A Hong Kong mortgage calculator that models a home loan the way HK banks and the regulator treat it: your monthly repayment, the down payment implied by your loan-to-value ratio, total interest, and the repayment stress-tested at your rate plus the HKMA 2% buffer.
How it works
The loan is the price times your LTV; the down payment is the rest. Repayments use the standard amortising formula:
M = P * r / (1 - (1 + r)^-n)
where P is the loan, r is the monthly rate (annual rate divided by 12) and n is the number of months. Two local rules shape the result:
- LTV cap — the HKMA commonly limits standard mortgages to 70% for homes under about HK$10m (lower above), so the tool flags an LTV over 70%.

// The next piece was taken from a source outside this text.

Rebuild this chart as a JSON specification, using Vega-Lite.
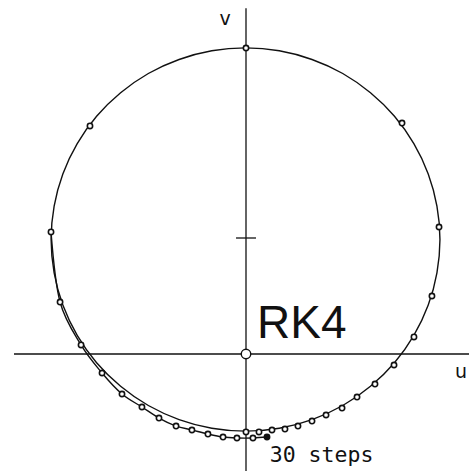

- Stress test — repayments are recalculated at your rate +2 percentage points, the HKMA’s affordability check, so you can see whether you still have comfortable headroom.
Hong Kong banks usually quote an H-plan: HIBOR plus a margin, capped by a prime-linked rate, so you pay whichever is lower.
Example and notes
Buy an 8,000,000 HKD flat at 70% LTV, 4.0% over 30 years. The loan is 5,600,000 HKD with a 2,400,000 HKD down payment, and the monthly repayment is about HK$26,738. Stress-tested at 6.0%, the assessed repayment rises to roughly HK$33,573 a month.
This is a principal-and-interest estimate; rates, management fees, legal costs and mortgage insurance are excluded. All figures are calculated locally in your browser.